O debate atual na sociologia jurídica explora o campo jurídico como um espaço de disputas simbólicas e políticas, onde as práticas judiciais são influenciadas por tensões entre autonomia e heteronomia, bem como entre racionalidade formal e pressões sociais externas. A racionalidade formal, conforme Bourdieu[viii], em diálogo com Weber, busca previsibilidade e calculabilidade nas decisões, distinguindo o Direito moderno dos costumes. No entanto, essa dimensão não pode ser dissociada da análise das relações de poder e dominação simbólica que atravessam o campo jurídico.

A sociologia jurídica contemporânea enfatiza a necessidade de uma abordagem que articule teoria e prática, crítica e empirismo. O empirismo crítico nos estudos jurídicos, conforme Trubek e Esser[ix], possibilita a revelação de paradoxos e tensões que questionam visões tradicionais do Direito, contribuindo efetivamente para a transformação social.

A sociologia jurídica deve atuar de maneira crítica e ativa, indo além da mera observação para contribuir com a compreensão e a transformação das práticas e instituições jurídicas. Isso demanda reconhecer o Direito contemporâneo como um espaço plural e dinâmico, que dialoga com diversas perspectivas, incorpora desafios e abrange lutas sociais e princípios jurídicos fundamentais. Tal atuação exige uma combinação de rigor técnico com sensibilidade empírica para captar a complexidade das práticas jurídicas e as disputas simbólicas que as cercam. É fundamental potencializar a dimensão ética e política da sociologia jurídica, enfatizando sua contribuição para a democratização do acesso à justiça e a criação de um sistema mais inclusivo e equitativo. Isso implica críticas permanentes às estruturas de poder e a promoção de um diálogo interdisciplinar e intercultural, visando construir uma justiça que efetivamente satisfaça as necessidades sociais.

Considerações Finais

Ao examinar o Direito na intersecção entre teoria e prática, a sociologia jurídica se mostra fundamental para a compreensão do fenômeno jurídico na sociedade atual. Ela demonstra que as leis e instituições não são neutras ou estáticas, mas produtos de disputas, negociações e adaptações constantes. Se, por um lado, o sistema jurídico busca estabilidade e previsibilidade por meio de normas racionais, por outro, ele é constantemente tensionado por demandas sociais, desigualdades e mudanças culturais.

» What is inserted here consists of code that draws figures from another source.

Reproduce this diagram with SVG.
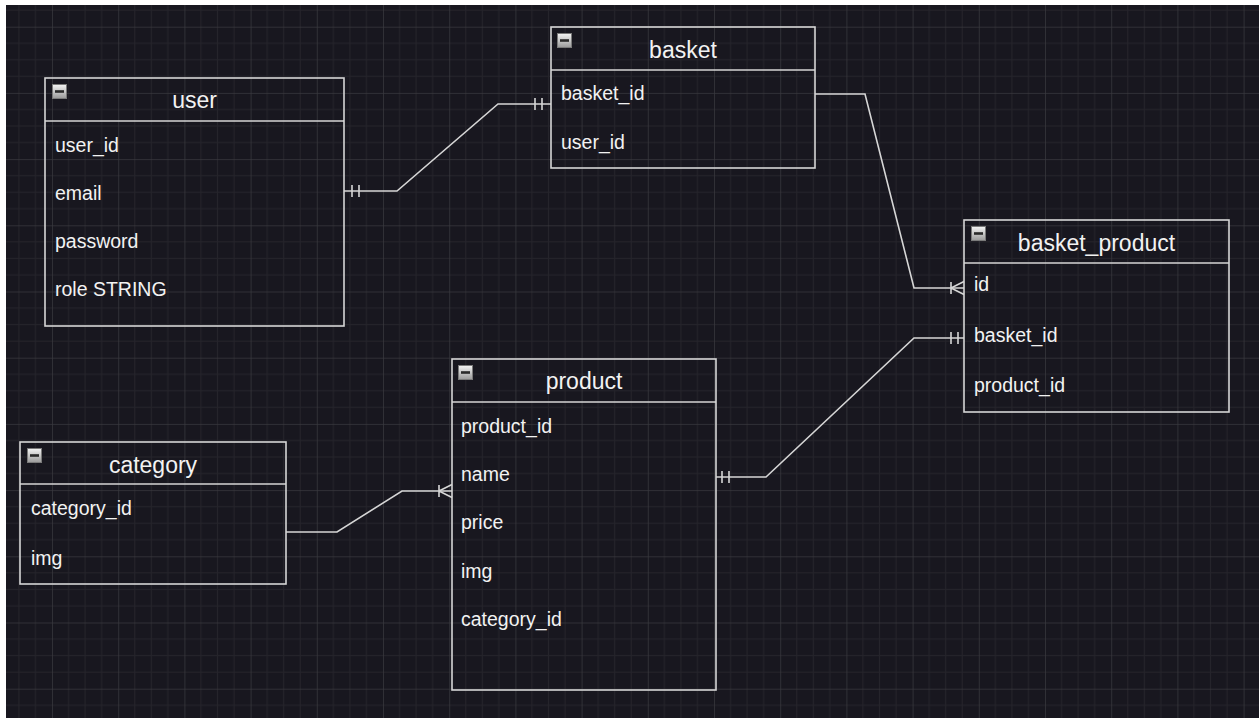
<svg xmlns="http://www.w3.org/2000/svg" width="1259" height="718" viewBox="0 0 1259 718">
  <defs>
    <pattern id="grid" patternUnits="userSpaceOnUse" x="52" y="26.7" width="66.2" height="66.2">
      <rect x="16.05" y="0" width="1" height="66.2" fill="#25242b"/>
      <rect x="32.6" y="0" width="1" height="66.2" fill="#25242b"/>
      <rect x="49.15" y="0" width="1" height="66.2" fill="#25242b"/>
      <rect x="0" y="16.05" width="66.2" height="1" fill="#25242b"/>
      <rect x="0" y="32.6" width="66.2" height="1" fill="#25242b"/>
      <rect x="0" y="49.15" width="66.2" height="1" fill="#25242b"/>
      <rect x="-0.5" y="0" width="1.2" height="66.2" fill="#3a393f"/>
      <rect x="0" y="-0.5" width="66.2" height="1.2" fill="#3a393f"/>
    </pattern>
    <linearGradient id="iconGrad" x1="0" y1="0" x2="0" y2="1">
      <stop offset="0" stop-color="#f4f4f4"/>
      <stop offset="1" stop-color="#9a9a9a"/>
    </linearGradient>
    <g id="icon">
      <rect x="0.5" y="0.5" width="14" height="14" fill="url(#iconGrad)" stroke="#7a7a7a" stroke-width="1"/>
      <rect x="3" y="6.2" width="9" height="2.6" fill="#2a2a2a"/>
    </g>
  </defs>
  <style>
    .box { fill: none; stroke: #d6d6d6; stroke-width: 1.6; }
    .title { font-family: "Liberation Sans", Arial, sans-serif; font-size: 23px; fill: #f2f2f2; text-anchor: middle; }
    .row { font-family: "Liberation Sans", Arial, sans-serif; font-size: 19.5px; fill: #f2f2f2; }
    .conn { fill: none; stroke: #d6d6d6; stroke-width: 1.6; }
  </style>

  <rect x="0" y="0" width="1259" height="718" fill="#ffffff"/>
  <rect x="6" y="5" width="1253" height="713" fill="#18171f"/>
  <rect x="6" y="5" width="1253" height="713" fill="url(#grid)"/>

  <g id="connectors">
    <!-- user.email - basket.basket_id -->
    <path class="conn" d="M344,191 H397 L498,104 H551"/>
    <path class="conn" d="M352,185 V197 M359,185 V197 M535,98 V110 M542,98 V110"/>
    <!-- basket - basket_product.id -->
    <path class="conn" d="M815,94 H865 L914,288 H964"/>
    <path class="conn" d="M951,282 V294 M951,288 L964,281.5 M951,288 L964,294.5"/>
    <!-- product.name - basket_product.basket_id -->
    <path class="conn" d="M716,477 H766 L914,338 H964"/>
    <path class="conn" d="M722,471 V483 M729,471 V483 M951,332 V344 M958,332 V344"/>
    <!-- category - product -->
    <path class="conn" d="M286,532 H337 L402,491 H452"/>
    <path class="conn" d="M439,485 V497 M439,491 L452,484.5 M439,491 L452,497.5"/>
  </g>

  <g id="user">
    <rect class="box" x="45" y="78" width="299" height="248"/>
    <line class="box" x1="45" y1="121" x2="344" y2="121"/>
    <use href="#icon" x="52" y="84"/>
    <text class="title" x="194.5" y="108">user</text>
    <text class="row" x="55" y="152">user_id</text>
    <text class="row" x="55" y="200">email</text>
    <text class="row" x="55" y="248">password</text>
    <text class="row" x="55" y="296">role STRING</text>
  </g>

  <g id="basket">
    <rect class="box" x="551" y="27" width="264" height="141"/>
    <line class="box" x1="551" y1="70" x2="815" y2="70"/>
    <use href="#icon" x="557" y="33"/>
    <text class="title" x="683" y="58">basket</text>
    <text class="row" x="561" y="99.5">basket_id</text>
    <text class="row" x="561" y="149">user_id</text>
  </g>

  <g id="basket_product">
    <rect class="box" x="964" y="220" width="265" height="192"/>
    <line class="box" x1="964" y1="263" x2="1229" y2="263"/>
    <use href="#icon" x="971" y="226"/>
    <text class="title" x="1096.5" y="251">basket_product</text>
    <text class="row" x="974" y="291">id</text>
    <text class="row" x="974" y="342">basket_id</text>
    <text class="row" x="974" y="392">product_id</text>
  </g>

  <g id="category">
    <rect class="box" x="20" y="442" width="266" height="142"/>
    <line class="box" x1="20" y1="484" x2="286" y2="484"/>
    <use href="#icon" x="27" y="448"/>
    <text class="title" x="153" y="473">category</text>
    <text class="row" x="31" y="515">category_id</text>
    <text class="row" x="31" y="565">img</text>
  </g>

  <g id="product">
    <rect class="box" x="452" y="359" width="264" height="331"/>
    <line class="box" x1="452" y1="402" x2="716" y2="402"/>
    <use href="#icon" x="458" y="365"/>
    <text class="title" x="584" y="389">product</text>
    <text class="row" x="461" y="433">product_id</text>
    <text class="row" x="461" y="481">name</text>
    <text class="row" x="461" y="529">price</text>
    <text class="row" x="461" y="578">img</text>
    <text class="row" x="461" y="626">category_id</text>
  </g>
</svg>
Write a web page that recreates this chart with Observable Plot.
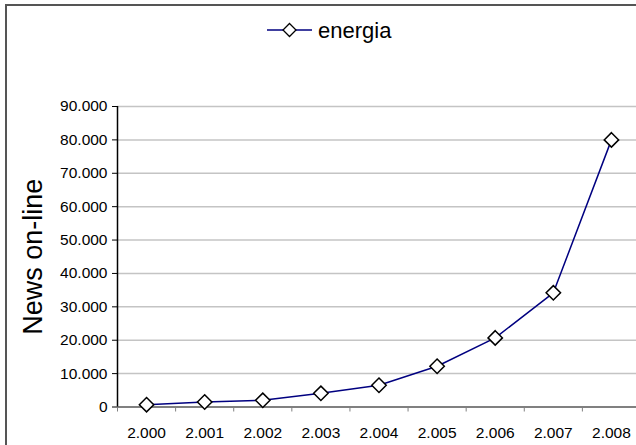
<!DOCTYPE html>
<html><head><meta charset="utf-8">
<script src="https://cdn.jsdelivr.net/npm/d3@7"></script>
<script src="https://cdn.jsdelivr.net/npm/@observablehq/plot@0.6"></script>
<style>
html,body{margin:0;padding:0;background:#fff;}
#wrap{position:relative;width:636px;height:445px;overflow:hidden;font-family:"Liberation Sans",Arial,sans-serif;background:#fff;}
#chart{position:absolute;left:0;top:0;}
#frame{position:absolute;left:5px;top:4px;width:700px;height:500px;border:2px solid #555;box-sizing:border-box;pointer-events:none;}
#legend{position:absolute;left:0;top:0;}
</style></head><body>
<div id="wrap">
  <div id="chart"></div>
  <div id="frame"></div>
  <svg id="legend" width="636" height="60" font-family="Liberation Sans, Arial, sans-serif">
    <line x1="267" x2="312" y1="30" y2="30" stroke="#000080" stroke-width="1.5"></line>
    <path d="M289.5,23.5L296,30L289.5,36.5L283,30Z" fill="#fff" stroke="#000" stroke-width="1.3"></path>
    <text id="legendText" x="318" y="38" font-size="22" fill="#000"></text>
  </svg>
</div>
<script>
const years = [2000, 2001, 2002, 2003, 2004, 2005, 2006, 2007, 2008];
const xTickLabels = ["2.000", "2.001", "2.002", "2.003", "2.004", "2.005", "2.006", "2.007", "2.008"];
const values = [700, 1500, 2000, 4100, 6500, 12200, 20700, 34200, 80000];
const yTicks = [0, 10000, 20000, 30000, 40000, 50000, 60000, 70000, 80000, 90000];
const yTickLabels = ["0", "10.000", "20.000", "30.000", "40.000", "50.000", "60.000", "70.000", "80.000", "90.000"];
const seriesName = "energia";
const yTitle = "News on-line";

const data = years.map((y, i) => ({year: y, value: values[i]}));
const bounds = years.map(y => y - 0.5).concat([years[years.length - 1] + 0.5]);

document.getElementById("legendText").textContent = seriesName;

const chart = Plot.plot({
  width: 636, height: 445,
  marginTop: 106, marginBottom: 38.5, marginLeft: 117, marginRight: 0,
  style: {fontFamily: "Liberation Sans, Arial, sans-serif", background: "transparent", color: "#000", overflow: "hidden"},
  x: {type: "linear", domain: [years[0] - 0.5, years[years.length - 1] + 0.5], range: [117, 640]},
  y: {domain: [0, 90000], range: [406.5, 106]},
  marks: [
    Plot.gridY(yTicks.slice(1), {stroke: "#c4c4c4", strokeWidth: 1.5, strokeOpacity: 1}),
    Plot.axisY(yTicks, {tickSize: 5, tickPadding: 5, fontSize: 15.5, stroke: "#000",
      tickFormat: d => yTickLabels[yTicks.indexOf(d)], label: null}),
    Plot.axisY([], {label: yTitle, labelArrow: "none", labelAnchor: "center", labelOffset: 95, fontSize: 27, tickSize: 0}),
    Plot.axisX(bounds, {tickSize: 5, stroke: "#808080", tickFormat: () => "", label: null}),
    Plot.axisX(years, {tickSize: 0, tickPadding: 20, fontSize: 15.5,
      tickFormat: d => xTickLabels[years.indexOf(d)], label: null}),
    Plot.ruleY([0], {stroke: "#808080", strokeWidth: 2}),
    Plot.ruleX([years[0] - 0.5], {stroke: "#000", strokeWidth: 1.5}),
    Plot.line(data, {x: "year", y: "value", stroke: "#000080", strokeWidth: 1.5}),
    Plot.dot(data, {x: "year", y: "value", symbol: "diamond2", r: 6.5, fill: "#fff", stroke: "#000", strokeWidth: 1.5})
  ]
});
document.getElementById("chart").appendChild(chart);
</script>
</body></html>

Essa dinâmica revela um paradoxo fundamental: o Direito precisa ser ao mesmo tempo autônomo, para garantir sua credibilidade, e sensível às realidades sociais, para manter sua legitimidade. Quando essa relação se desequilibra, surgem crises de eficácia, onde as leis formais não correspondem às necessidades concretas da população. A judicialização da política, as lutas por acesso à justiça e as críticas ao formalismo excessivo são exemplos de como o Direito é desafiado a se reinventar em meio a sociedades cada vez mais complexas.

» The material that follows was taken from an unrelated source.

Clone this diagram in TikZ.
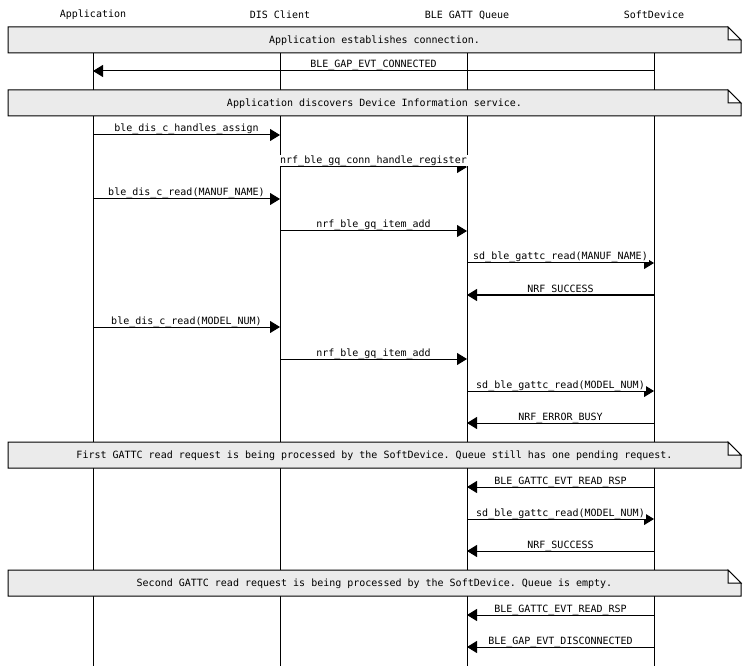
\documentclass[tikz,border=0pt]{standalone}
\usepackage{fontspec}
\setmonofont{DejaVu Sans Mono}
\usetikzlibrary{arrows.meta}
\newcommand{\mscfont}{\fontsize{10}{12}\selectfont\ttfamily}
\begin{document}
\begin{tikzpicture}[x=1pt,y=-1pt,
  lifeline/.style={line width=1pt},
  msg/.style={line width=1pt,-{Triangle[length=10pt,width=12pt]}},
  lbl/.style={font=\mscfont, fill=white, inner sep=1pt, text height=8pt, text depth=1.5pt, anchor=south},
  hdr/.style={font=\mscfont, inner sep=1pt},
  notebox/.style={fill=black!8, draw, line width=1pt, line join=miter},
  notefold/.style={fill=white, draw, line width=1pt},
  ntxt/.style={font=\mscfont, inner sep=1pt},
]
\useasboundingbox (0,0) rectangle (748,666);

% lifeline heads
\node[hdr] (app) at (93,15) {Application};
\node[hdr] (dis) at (280,15) {DIS Client};
\node[hdr] (gq)  at (467,15) {BLE GATT Queue};
\node[hdr] (sd)  at (654,15) {SoftDevice};

\coordinate (appT) at (93,27);  \coordinate (appB) at (93,666);
\coordinate (disT) at (280,27); \coordinate (disB) at (280,666);
\coordinate (gqT)  at (467,27); \coordinate (gqB)  at (467,666);
\coordinate (sdT)  at (654,27); \coordinate (sdB)  at (654,666);

\draw[lifeline] (appT) -- (appB);
\draw[lifeline] (disT) -- (disB);
\draw[lifeline] (gqT) -- (gqB);
\draw[lifeline] (sdT) -- (sdB);

% notes: #1 top y, #2 name, #3 text
\newcommand{\mscnote}[3]{%
  \path[notebox] (8,#1) -- (728,#1) -- (741,#1+13) -- (741,#1+26) -- (8,#1+26) -- cycle;
  \path[notefold] (728,#1) -- (741,#1+13) -- (728,#1+13) -- cycle;
  \node[ntxt] (#2) at (374.5,#1+14) {#3};
}
\mscnote{27}{n1}{Application establishes connection.}
\mscnote{90}{n2}{Application discovers Device Information service.}
\mscnote{442}{n3}{First GATTC read request is being processed by the SoftDevice. Queue still has one pending request.}
\mscnote{570}{n4}{Second GATTC read request is being processed by the SoftDevice. Queue is empty.}

% messages: from, to, y, label
\newcommand{\mscmsg}[4]{%
  \draw[msg] (#1 |- 0,#3) -- (#2 |- 0,#3) node[midway,lbl] {#4};
}
\mscmsg{sd}{app}{71}{BLE\_GAP\_EVT\_CONNECTED}
\mscmsg{app}{dis}{135}{ble\_dis\_c\_handles\_assign}
\mscmsg{dis}{gq}{167}{nrf\_ble\_gq\_conn\_handle\_register}
\mscmsg{app}{dis}{199}{ble\_dis\_c\_read(MANUF\_NAME)}
\mscmsg{dis}{gq}{231}{nrf\_ble\_gq\_item\_add}
\mscmsg{gq}{sd}{263}{sd\_ble\_gattc\_read(MANUF\_NAME)}
\mscmsg{sd}{gq}{295}{NRF\_SUCCESS}
\mscmsg{app}{dis}{327}{ble\_dis\_c\_read(MODEL\_NUM)}
\mscmsg{dis}{gq}{359}{nrf\_ble\_gq\_item\_add}
\mscmsg{gq}{sd}{391}{sd\_ble\_gattc\_read(MODEL\_NUM)}
\mscmsg{sd}{gq}{423}{NRF\_ERROR\_BUSY}
\mscmsg{sd}{gq}{487}{BLE\_GATTC\_EVT\_READ\_RSP}
\mscmsg{gq}{sd}{519}{sd\_ble\_gattc\_read(MODEL\_NUM)}
\mscmsg{sd}{gq}{551}{NRF\_SUCCESS}
\mscmsg{sd}{gq}{615}{BLE\_GATTC\_EVT\_READ\_RSP}
\mscmsg{sd}{gq}{647}{BLE\_GAP\_EVT\_DISCONNECTED}
\end{tikzpicture}
\end{document}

Mais do que um conjunto de regras, o Direito é um campo em permanente construção, em que se debatem visões de justiça, igualdade e poder. Para que ele cumpra seu papel social, é essencial reconhecer suas limitações e potencialidades, buscando um equilíbrio entre técnica jurídica e sensibilidade às realidades humana.

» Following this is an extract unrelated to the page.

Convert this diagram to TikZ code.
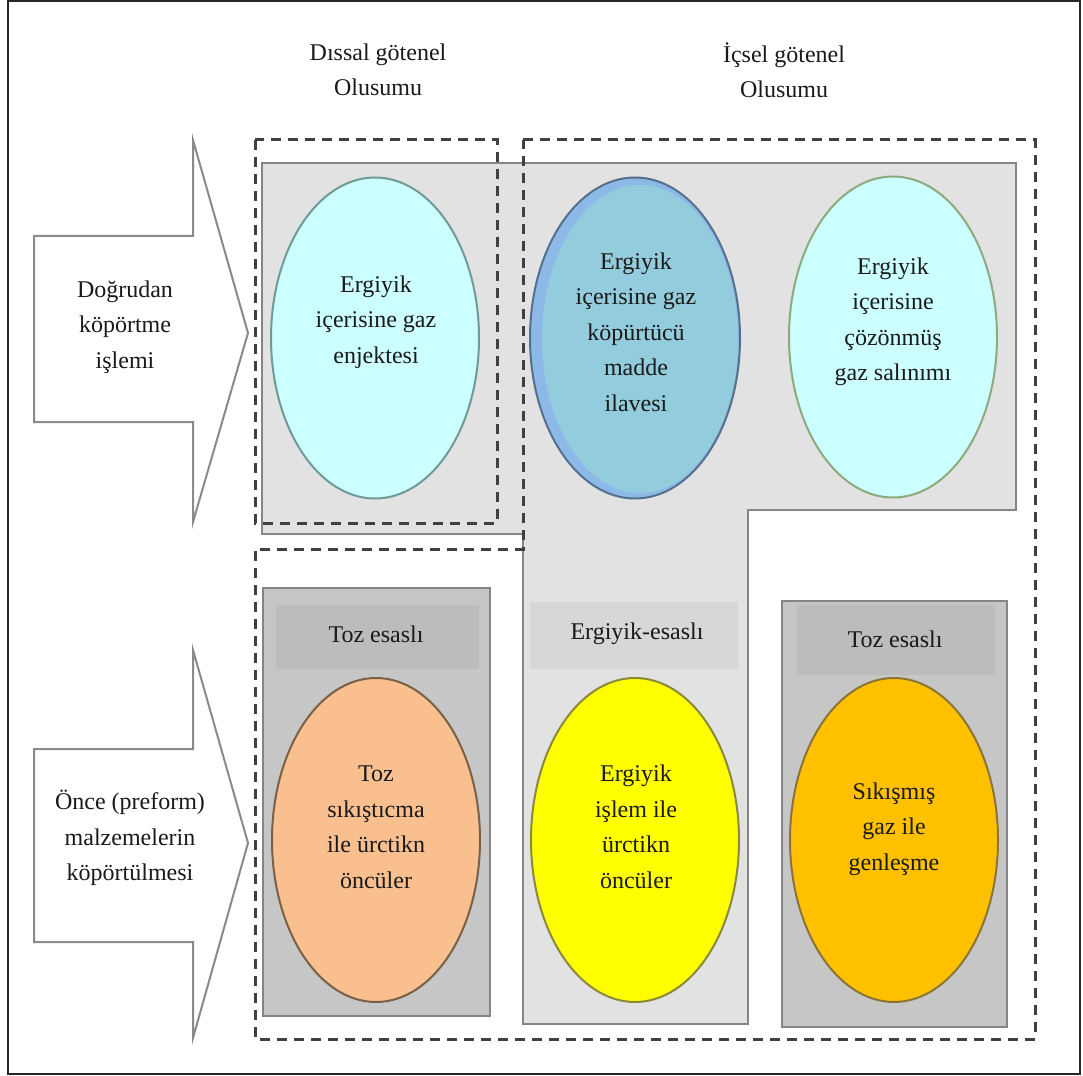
\documentclass[tikz,border=0pt]{standalone}
\usepackage{fontspec}
\setmainfont{Liberation Serif}
\usetikzlibrary{shapes.geometric}
\definecolor{lgray}{HTML}{E2E2E2}
\definecolor{lgrayline}{HTML}{858585}
\definecolor{dboxfill}{HTML}{C6C6C6}
\definecolor{dbandfill}{HTML}{BCBCBC}
\definecolor{mbandfill}{HTML}{D7D7D7}
\definecolor{dashcol}{HTML}{404040}
\definecolor{arrowcol}{HTML}{8A8A8A}
\definecolor{cyanfill}{HTML}{CCFFFF}
\definecolor{cyanline}{HTML}{6E9A98}
\definecolor{cyanline2}{HTML}{8CAA7E}
\definecolor{blueout}{HTML}{8DB9E8}
\definecolor{bluein}{HTML}{93CCDC}
\definecolor{blueline}{HTML}{55708C}
\definecolor{peach}{HTML}{F9BF8F}
\definecolor{peachline}{HTML}{7A6046}
\definecolor{yel}{HTML}{FFFF00}
\definecolor{yelline}{HTML}{8A8A3A}
\definecolor{amber}{HTML}{FFC000}
\definecolor{amberline}{HTML}{8A7438}
\definecolor{txt}{HTML}{1A1A1A}
\tikzset{
  blockarrow/.style={draw=arrowcol, line width=2pt, fill=white, line join=miter},
  dashline/.style={draw=dashcol, line width=3pt, dash pattern=on 10pt off 7pt},
  darkbox/.style={draw=lgrayline, line width=2pt, fill=dboxfill},
  oval/.style={ellipse, line width=2pt, minimum width=208pt, minimum height=321pt, inner sep=0pt},
  lbl/.style={align=center, text=txt, inner sep=0pt},
}
\begin{document}
\begin{tikzpicture}[x=1pt, y=-1pt, font=\fontsize{24}{35.5}\selectfont]
\useasboundingbox (0,0) rectangle (1083,1075);
\fill[white] (0,0) rectangle (1083,1075);
\draw[line width=2pt, black!85] (8,1) rectangle (1080,1074);

% block arrows
\draw[blockarrow] (34,236) -- (193,236) -- (193,140) -- (248,333) -- (193,522) -- (193,422) -- (34,422) -- cycle;
\draw[blockarrow] (34,749) -- (193,749) -- (193,650) -- (248,843) -- (193,1038) -- (193,942) -- (34,942) -- cycle;
\node[lbl] (a1) at (125,327) {Doğrudan\\köpörtme\\işlemi};
\node[lbl] (a2) at (130,838) {Önce (preform)\\malzemelerin\\köpörtülmesi};

% light gray region
\draw[fill=lgray, draw=lgrayline, line width=1.5pt] (262,163) -- (1016,163) -- (1016,510) -- (748,510) -- (748,1024) -- (523,1024) -- (523,534) -- (262,534) -- cycle;

% dark gray boxes and header bands
\draw[darkbox] (263,588) rectangle (490,1016);
\fill[dbandfill] (276,605) rectangle (479,669);
\draw[darkbox] (782,601) rectangle (1007,1027);
\fill[dbandfill] (797,605) rectangle (995,675);
\fill[mbandfill] (530,602) rectangle (738,669);
\node[lbl] (h1) at (376,634) {Toz esaslı};
\node[lbl] (h2) at (637,634) {Ergiyik-esaslı};
\node[lbl] (h3) at (895,639) {Toz esaslı};

% dashed outlines
\draw[dashline] (255,140) rectangle (497,523);
\draw[dashline] (523,140) -- (1035,140) -- (1035,1039) -- (255,1039) -- (255,549) -- (523,549) -- cycle;

% ellipses
\node[oval, draw=cyanline, fill=cyanfill] (e1) at (375,338) {};
\node[oval, draw=blueline, fill=blueout, minimum width=210pt] (e2) at (635,338) {};
\node[ellipse, fill=bluein, minimum width=196pt, minimum height=308pt, inner sep=0pt] (e2in) at (640,339) {};
\node[oval, draw=cyanline2, fill=cyanfill] (e3) at (893,337) {};
\node[oval, draw=peachline, fill=peach, minimum height=324pt] (e4) at (376,840) {};
\node[oval, draw=yelline, fill=yel, minimum height=324pt] (e5) at (635,840) {};
\node[oval, draw=amberline, fill=amber, minimum height=324pt] (e6) at (894,840) {};

\node[lbl] (t1) at (376,322) {Ergiyik\\içerisine gaz\\enjektesi};
\node[lbl] (t2) at (636,332) {Ergiyik\\içerisine gaz\\köpürtücü\\madde\\ilavesi};
\node[lbl] (t3) at (893,322) {Ergiyik\\içerisine\\çözönmüş\\gaz salınımı};
\node[lbl] (t4) at (376,827) {Toz\\sıkıştıcma\\ile ürctikn\\öncüler};
\node[lbl] (t5) at (636,827) {Ergiyik\\işlem ile\\ürctikn\\öncüler};
\node[lbl] (t6) at (894,829) {Sıkışmış\\gaz ile\\genleşme};

% titles
\node[lbl] (ti1) at (378,70) {Dıssal götenel\\Olusumu};
\node[lbl] (ti2) at (784,70) {İçsel götenel\\Olusumu};
\end{tikzpicture}
\end{document}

Referências Bibliográficas

BOURDIEU, Pierre. A força do direito: elementos para uma sociologia do campo jurídico. In: BOURDIEU, Pierre. O poder simbólico. Rio de Janeiro: Bertrand Brasil, 2001. p. 209-254.

COMMAILE, Jacques. La justice entre détraditionnalisation, néolibéralisme et democratization: vers une théorie de sociologie politique de la justice. In: COMMAILE, Jacques; KALUSZYNCKI, Martine (dir.). La fonction politique de la justice. Paris: La Découverte, 2007. p. 295-321.

HUNT, Alan. The problematisation of law in classical social theory. In: BANAKAR, Reza; TRAVERS, Max (ed.). Law and social theory. 2. ed. Oxford: Hart Pub, 2013. p. 17-33.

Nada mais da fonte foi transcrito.